Без сомнений, в российском обществе есть силы, которые, несмотря на описанные выше «блоки», о революции мечтают и, наверное, что-то для её приближения делают. Надежды на революционные события сильны среди российской эмиграции, в особенности недавней, которая ещё лелеет надежду на возвращение в «хорошее время России». Но мне представляется, что пока революционная ситуация в России не созрела, а у действующей власти достаточно сил и инструментов для подавления даже зачатков возмущения.

Всё так безнадёжно?

Кажется, пока да.

Недавние работы[iii] политологов и историков, обратившихся к истории падения авторитарных режимов в XX и XXI вв., не дают оснований для оптимизма: автократы часто учатся на ошибках предшественников, а революции в европейском пространстве, по словам Мартина Малия, «никогда в точности не повторяли восстание против Ancien Regime, скорее, каждая революция училась на опыте предшествующих»[iv]. Особенности российского режима дополняются его полукриминальной природой: мафию, которая захватила определённую территорию и «кормится» с неё, вытравить очень и очень сложно.
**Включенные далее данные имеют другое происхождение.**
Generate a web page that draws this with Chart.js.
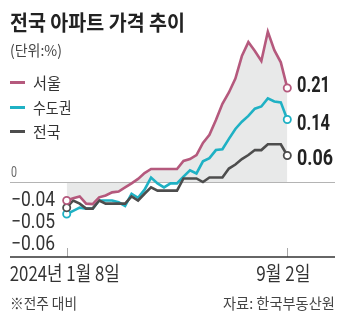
<!DOCTYPE html>
<html>
<head>
<meta charset="utf-8">
<script src="https://cdn.jsdelivr.net/npm/chart.js@4.4.1/dist/chart.umd.min.js"></script>
<style>
  body { margin: 0; background: #fff; }
  #wrap { position: relative; width: 342px; height: 327px; overflow: hidden;
          font-family: "Noto Sans CJK KR", "Noto Sans", sans-serif; color: #333; }
  #chart { position: absolute; left: 0; top: 0; }
  .txt { position: absolute; white-space: nowrap; line-height: 1; transform-origin: 0 50%; }
  .dash { position: absolute; left: 10px; width: 15px; height: 3px; }
  #title { left: 10px; top: 11px; font-size: 21px; font-weight: 700; color: #222; }
  #unit { left: 10px; top: 42px; font-size: 15px; color: #444; }
  .leg { left: 33px; font-size: 16px; color: #333; }
  #note { left: 10px; top: 295px; font-size: 15px; color: #444; }
  #src { right: 7px; top: 295px; font-size: 15px; color: #444; transform-origin: 100% 50%; }
</style>
</head>
<body>
<div id="wrap">
  <canvas id="chart" width="342" height="327"></canvas>
  <div id="title" class="txt">전국 아파트 가격 추이</div>
  <div id="unit" class="txt">(단위:%)</div>
  <div class="dash" style="top:80.5px;background:#b5597d"></div>
  <div id="leg0" class="txt leg" style="top:73.8px">서울</div>
  <div class="dash" style="top:105.5px;background:#1fb1c4"></div>
  <div id="leg1" class="txt leg" style="top:98.8px">수도권</div>
  <div class="dash" style="top:130px;background:#4d4d4d"></div>
  <div id="leg2" class="txt leg" style="top:123.3px">전국</div>
  <div id="note" class="txt">※전주 대비</div>
  <div id="src" class="txt">자료: 한국부동산원</div>
</div>
<script>
// weekly change vs previous week, 2024-01-08 .. 2024-09-02
const weeks = [
  "1/8", "1/15", "1/22", "1/29", "2/5", "2/12", "2/19", "2/26",
  "3/4", "3/11", "3/18", "3/25", "4/1", "4/8", "4/15", "4/22", "4/29",
  "5/6", "5/13", "5/20", "5/27", "6/3", "6/10", "6/17", "6/24",
  "7/1", "7/8", "7/15", "7/22", "7/29", "8/5", "8/12", "8/19", "8/26", "9/2",
];
const seoul = [
  -0.040, -0.035, -0.031, -0.047, -0.048, -0.033, -0.029, -0.022, -0.020,
  -0.011, -0.002, 0.008, 0.021, 0.030, 0.030, 0.030, 0.030, 0.030, 0.048,
  0.052, 0.061, 0.088, 0.106, 0.139, 0.175, 0.200, 0.231, 0.281, 0.312,
  0.292, 0.270, 0.335, 0.294, 0.267, 0.210,
];
const capital = [
  -0.070, -0.063, -0.056, -0.058, -0.058, -0.040, -0.040, -0.040, -0.044,
  -0.052, -0.025, -0.034, -0.016, 0.011, -0.002, -0.011, -0.002, -0.002,
  0.013, 0.027, 0.020, 0.047, 0.054, 0.072, 0.074, 0.097, 0.119, 0.135,
  0.148, 0.164, 0.169, 0.187, 0.180, 0.178, 0.140,
];
const nation = [
  -0.056, -0.040, -0.047, -0.058, -0.058, -0.040, -0.047, -0.047, -0.047,
  -0.047, -0.031, -0.040, -0.025, -0.011, -0.018, -0.018, -0.018, -0.018,
  0.009, 0.009, 0.009, 0.001, 0.011, 0.011, 0.011, 0.031, 0.040, 0.052,
  0.061, 0.072, 0.072, 0.085, 0.085, 0.085, 0.060,
];
const endLabels = ["0.21", "0.14", "0.06"];
const startLabels = ["−0.04", "−0.05", "−0.06"];
const xTickLabels = ["2024년 1월 8일", "9월 2일"];

const PINK = "#b5597d";
const CYAN = "#1fb1c4";
const DARK = "#4d4d4d";
const last = weeks.length - 1;

// squeeze html text to the width it has in the original
function fit(id, w) {
  const el = document.getElementById(id);
  el.style.transform = "scaleX(" + (w / el.getBoundingClientRect().width) + ")";
}
fit("title", 175);
fit("unit", 52);
fit("leg0", 28);
fit("leg1", 38.5);
fit("leg2", 27.5);
fit("note", 67);
fit("src", 112);

function pts(arr) {
  return arr.map((v, i) => ({ x: i, y: v }));
}
const pointR = (c) => (c.dataIndex === 0 || c.dataIndex === last ? 3.6 : 0);

// draw text squeezed to a given width
function narrowText(ctx, text, x, y, w, align) {
  const m = ctx.measureText(text).width;
  ctx.save();
  ctx.translate(x, y);
  ctx.scale(w / m, 1);
  ctx.textAlign = align;
  ctx.fillText(text, 0, 0);
  ctx.restore();
}

const decor = {
  id: "decor",
  beforeDatasetsDraw(chart) {
    const { ctx, chartArea } = chart;
    const x = chart.scales.x;
    const y = chart.scales.y;
    ctx.save();
    // zero line
    const y0 = Math.round(y.getPixelForValue(0)) + 0.5;
    ctx.strokeStyle = "#b4b4b4";
    ctx.lineWidth = 1.2;
    ctx.beginPath();
    ctx.moveTo(chartArea.left, y0);
    ctx.lineTo(chartArea.right, y0);
    ctx.stroke();
    // tick marks at first and last week
    ctx.strokeStyle = "#a8a8a8";
    ctx.lineWidth = 1;
    [0, last].forEach((i) => {
      const px = Math.round(x.getPixelForValue(i)) + 0.5;
      ctx.beginPath();
      ctx.moveTo(px, chartArea.bottom - 9);
      ctx.lineTo(px, chartArea.bottom);
      ctx.stroke();
    });
    // bottom axis
    ctx.strokeStyle = "#333";
    ctx.lineWidth = 1.5;
    ctx.beginPath();
    ctx.moveTo(chartArea.left, chartArea.bottom);
    ctx.lineTo(chartArea.right, chartArea.bottom);
    ctx.stroke();
    ctx.restore();
  },
  afterDatasetsDraw(chart) {
    const { ctx } = chart;
    const x = chart.scales.x;
    const y = chart.scales.y;
    ctx.save();
    ctx.textBaseline = "alphabetic";

    // x tick labels
    ctx.fillStyle = "#333";
    ctx.font = '20px "Noto Sans CJK KR", sans-serif';
    narrowText(ctx, xTickLabels[0], x.getPixelForValue(0) - 2, 281, 110, "center");
    narrowText(ctx, xTickLabels[1], x.getPixelForValue(last) - 4, 281, 54, "center");

    // zero label
    ctx.fillStyle = "#666";
    ctx.font = '14px Roboto, sans-serif';
    narrowText(ctx, "0", 11, y.getPixelForValue(0) - 5, 6, "left");

    // start value labels
    ctx.fillStyle = "#333";
    ctx.font = '20px Roboto, sans-serif';
    const sy = y.getPixelForValue(seoul[0]);
    const startY = [sy - 1.5, sy + 20, sy + 42.5];
    startLabels.forEach((t, i) => {
      narrowText(ctx, t, 11, startY[i] + 7.1, 44, "left");
    });

    // end value labels
    ctx.fillStyle = "#222";
    ctx.font = 'bold 22px Roboto, sans-serif';
    const ends = [seoul[last], capital[last], nation[last]];
    const offs = [-4, 2.5, 2];
    const widths = [33, 33, 36];
    endLabels.forEach((t, i) => {
      const py = y.getPixelForValue(ends[i]) + offs[i];
      narrowText(ctx, t, 297, py + 7.8, widths[i], "left");
    });
    ctx.restore();
  },
};

new Chart(document.getElementById("chart"), {
  type: "line",
  data: {
    labels: weeks,
    datasets: [
      {
        label: "서울",
        data: pts(seoul),
        borderColor: PINK,
        borderWidth: 2.6,
        fill: "origin",
        backgroundColor: "#e8e9e9",
        pointRadius: pointR,
        pointBackgroundColor: "#fff",
        pointBorderColor: PINK,
        pointBorderWidth: 1.8,
      },
      {
        label: "전국",
        data: pts(nation),
        borderColor: DARK,
        borderWidth: 2.6,
        fill: false,
        pointRadius: pointR,
        pointBackgroundColor: "#fff",
        pointBorderColor: DARK,
        pointBorderWidth: 1.8,
      },
      {
        label: "수도권",
        data: pts(capital),
        borderColor: CYAN,
        borderWidth: 2.6,
        fill: false,
        pointRadius: pointR,
        pointBackgroundColor: "#fff",
        pointBorderColor: CYAN,
        pointBorderWidth: 1.8,
      },
    ],
  },
  options: {
    responsive: false,
    animation: false,
    events: [],
    layout: { padding: { left: 10, right: 7, top: 20, bottom: 70 } },
    plugins: {
      legend: { display: false },
      tooltip: { enabled: false },
      filler: { drawTime: "beforeDatasetsDraw" },
    },
    scales: {
      x: { type: "linear", display: false, min: -8.739, max: 41.352 },
      y: { display: false, min: -0.1656, max: 0.3611 },
    },
  },
  plugins: [decor],
});
</script>
</body>
</html>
«Событие прозрения» возможно даже в безнадёжной, зацементированной ситуации

А ещё наученная опытом российская силовая и интегрированная с ней криминальная элита достаточно умно рекрутировала в свою поддержку широкие слои бюрократии и правоохранителей, а после начала войны в Украине – ещё и высших военных. Для этих достаточно многочисленных групп – не самых продвинутых и умных, но вполне разбирающихся в вопросе вины и ответственности, – очевидно, что любая массовая революция приведёт их в лучшем случае на скамьи подсудимых, а в худшем – на виселицы (сотрудники Штази, СТБ или Сигуранцы могли бояться народного гнева, презрения, люстраций, потери статуса и дохода, но за свои жизни не опасались).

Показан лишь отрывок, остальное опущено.